In other words save harmless clauses are only as good as the person behind them. It is better to uncover any and all potential problems and deal with them before closing then it is to rely on save harmless clauses. As well, even if the seller is prepared to take care of any liabilities that are from the period that he owned the business, that might arise in the future, the time burden of dealing with those liabilities when they surface will still be your responsibility. It will be your company that will have to bare the potentially negative exposure and it will be your company that may be sued, and secondarily it may very well affect your future liability insurance rates as those rates are based on historic company claims.
- An investor is unlikely to work as many hours as an active owner.

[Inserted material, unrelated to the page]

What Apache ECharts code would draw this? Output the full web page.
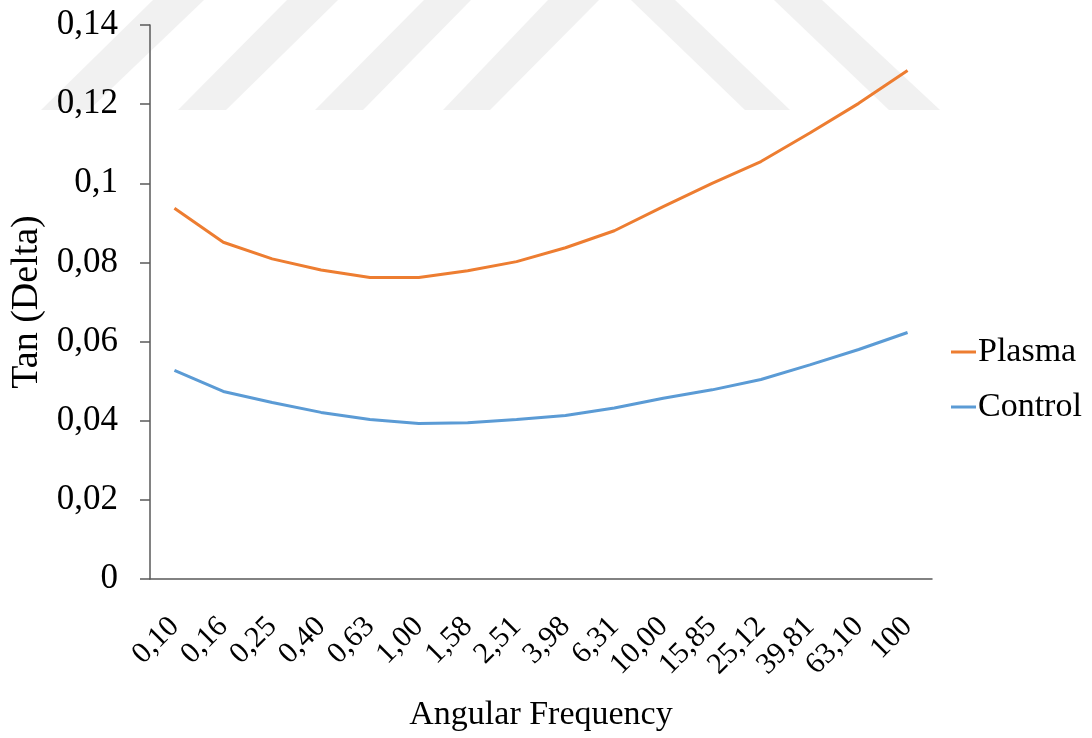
<!DOCTYPE html>
<html>
<head>
<meta charset="utf-8">
<script src="https://cdn.jsdelivr.net/npm/echarts@6/dist/echarts.min.js"></script>
<style>
html,body{margin:0;padding:0;background:#fff;}
#chart{width:1092px;height:738px;}
</style>
</head>
<body>
<div id="chart"></div>
<script>
var categories = ['0,10','0,16','0,25','0,40','0,63','1,00','1,58','2,51','3,98','6,31','10,00','15,85','25,12','39,81','63,10','100'];
var plasma = [0.0937,0.0851,0.0809,0.0781,0.0762,0.0762,0.0779,0.0802,0.0837,0.0880,0.0941,0.1000,0.1055,0.1127,0.1202,0.1285];
var control = [0.0527,0.0474,0.0446,0.0421,0.0403,0.0393,0.0395,0.0403,0.0413,0.0432,0.0457,0.0478,0.0504,0.0541,0.0580,0.0623];
var yMin = 0, yMax = 0.14, yStep = 0.02;

var FONT = "'Liberation Serif','Times New Roman',serif";

// faint background watermark stripes
var stripes = [
  [[41,110],[89,110],[204,0],[153,0]],
  [[178,110],[226,110],[338,0],[287,0]],
  [[315,110],[363,110],[471,0],[424,0]],
  [[443,110],[490,110],[599,0],[548,0]],
  [[745,110],[790,110],[675,0],[631,0]],
  [[889,110],[940,110],[822,0],[774,0]]
];
var graphics = stripes.map(function(p){
  return {type:'polygon', silent:true, z:-10, shape:{points:p}, style:{fill:'#f1f1f1'}};
});

var chart = echarts.init(document.getElementById('chart'));
chart.setOption({
  backgroundColor:'#ffffff',
  animation:false,
  graphic: graphics,
  grid:{left:150, right:160, top:25, bottom:159, containLabel:false, outerBoundsMode:'none'},
  legend:{
    orient:'vertical', left:946, top:330,
    icon:'rect', itemWidth:25, itemHeight:3, itemGap:21,
    textStyle:{fontFamily:FONT, fontSize:34, color:'#000', padding:[0,0,0,-3]},
    data:['Plasma','Control']
  },
  xAxis:{
    type:'category', data:categories, boundaryGap:true,
    name:'Angular Frequency', nameLocation:'middle', nameGap:119,
    nameTextStyle:{fontFamily:FONT, fontSize:34, color:'#000'},
    axisLine:{lineStyle:{color:'#595959', width:1.5}},
    axisTick:{show:false},
    axisLabel:{rotate:45, margin:43, interval:0, fontFamily:FONT, fontSize:30, color:'#000'}
  },
  yAxis:{
    type:'value', min:yMin, max:yMax, interval:yStep,
    name:'Tan (Delta)', nameLocation:'middle', nameGap:102,
    nameTextStyle:{fontFamily:FONT, fontSize:38, color:'#000'},
    axisLine:{show:true, lineStyle:{color:'#595959', width:1.5}},
    axisTick:{show:true, inside:false, length:10, lineStyle:{color:'#595959', width:1.5}},
    splitLine:{show:false},
    axisLabel:{margin:32, fontFamily:FONT, fontSize:35, color:'#000',
      formatter:function(v){ return String(Number(v.toFixed(2))).replace('.', ','); }}
  },
  series:[
    {name:'Plasma', type:'line', data:plasma, symbol:'none', smooth:false,
     lineStyle:{color:'#ED7D31', width:3}, itemStyle:{color:'#ED7D31'}},
    {name:'Control', type:'line', data:control, symbol:'none', smooth:false,
     lineStyle:{color:'#5B9BD5', width:3}, itemStyle:{color:'#5B9BD5'}}
  ]
});
</script>
</body>
</html>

- An employee is unlikely to work as many hours as an active owner.
- Look at financing alternatives, owing the seller some money will give him an incentive to transfer his knowledge (he has a very good reason to help you succeed, he wants to get the balance of his money) and it will give you something to negotiate with if there are any financial disputes that appear after you have acquired the business. You can usually obtain much better terms from the Seller, depending on the Seller’s reasons for divesting himself from his business, then you will from a bank or other financial institution.
However, you must be aware of one pitfall in borrowing money from the seller. In most cases his Non Compete Agreement, if there is one, will have a clause that states if you do not live up to the terms and conditions of the Loan Agreement that his Non Compete Agreement is null and void. In other words, you miss one payment and the previous owner may become your biggest competitor.

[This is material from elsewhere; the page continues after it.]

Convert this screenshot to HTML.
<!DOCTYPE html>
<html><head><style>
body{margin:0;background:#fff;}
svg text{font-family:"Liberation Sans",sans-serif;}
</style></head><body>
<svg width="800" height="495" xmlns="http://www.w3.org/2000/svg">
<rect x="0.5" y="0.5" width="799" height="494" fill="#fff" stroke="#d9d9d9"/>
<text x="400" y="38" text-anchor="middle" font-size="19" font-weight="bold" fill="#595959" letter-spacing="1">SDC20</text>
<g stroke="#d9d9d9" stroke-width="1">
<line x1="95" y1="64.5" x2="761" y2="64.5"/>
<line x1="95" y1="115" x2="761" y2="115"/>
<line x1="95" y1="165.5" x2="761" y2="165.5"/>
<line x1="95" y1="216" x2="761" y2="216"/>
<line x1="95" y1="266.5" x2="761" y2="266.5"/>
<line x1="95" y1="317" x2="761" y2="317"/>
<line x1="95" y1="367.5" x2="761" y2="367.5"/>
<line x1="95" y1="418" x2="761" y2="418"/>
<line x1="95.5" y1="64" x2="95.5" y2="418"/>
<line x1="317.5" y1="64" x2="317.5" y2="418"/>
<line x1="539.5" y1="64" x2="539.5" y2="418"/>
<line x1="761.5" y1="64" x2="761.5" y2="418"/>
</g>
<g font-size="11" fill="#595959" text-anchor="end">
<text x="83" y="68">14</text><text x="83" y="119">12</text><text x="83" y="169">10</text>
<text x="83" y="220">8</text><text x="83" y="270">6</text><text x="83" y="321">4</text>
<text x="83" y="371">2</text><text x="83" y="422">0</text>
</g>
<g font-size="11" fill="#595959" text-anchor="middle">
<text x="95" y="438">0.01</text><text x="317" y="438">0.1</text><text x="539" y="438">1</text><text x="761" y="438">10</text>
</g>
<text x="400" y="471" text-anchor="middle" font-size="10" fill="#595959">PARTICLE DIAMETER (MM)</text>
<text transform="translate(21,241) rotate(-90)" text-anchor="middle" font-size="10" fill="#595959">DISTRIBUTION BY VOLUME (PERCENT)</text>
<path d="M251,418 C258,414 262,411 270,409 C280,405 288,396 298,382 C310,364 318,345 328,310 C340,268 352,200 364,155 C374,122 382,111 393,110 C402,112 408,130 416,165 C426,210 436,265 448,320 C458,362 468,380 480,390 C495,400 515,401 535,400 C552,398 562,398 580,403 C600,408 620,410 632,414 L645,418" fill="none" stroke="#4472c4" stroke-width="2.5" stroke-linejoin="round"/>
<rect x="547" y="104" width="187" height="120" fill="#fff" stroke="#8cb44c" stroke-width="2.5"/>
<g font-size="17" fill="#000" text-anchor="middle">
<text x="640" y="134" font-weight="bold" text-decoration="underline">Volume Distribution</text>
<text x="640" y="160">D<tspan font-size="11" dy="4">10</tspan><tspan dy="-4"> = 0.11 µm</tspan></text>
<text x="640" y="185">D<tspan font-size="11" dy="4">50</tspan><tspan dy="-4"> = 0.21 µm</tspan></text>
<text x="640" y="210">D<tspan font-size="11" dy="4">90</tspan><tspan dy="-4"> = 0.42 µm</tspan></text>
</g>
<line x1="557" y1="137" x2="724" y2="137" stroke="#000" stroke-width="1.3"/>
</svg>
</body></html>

- The seller’s net weekly, monthly and yearly cash flow is likely to be higher than yours due to the fact that he is not carrying the debt you incurred to buy the company. The seller also has years of experience and is likely to make fewer business errors and he will be much more efficient.
- Cash flow, look at seasonality, if you buy the business just as it is going into its slow period you will need additional cash reserves. Some retailers do as much as 80% of their business at Christmas, your cash requirements will be substantially different between buying a retail business in September versus buying the same business in January.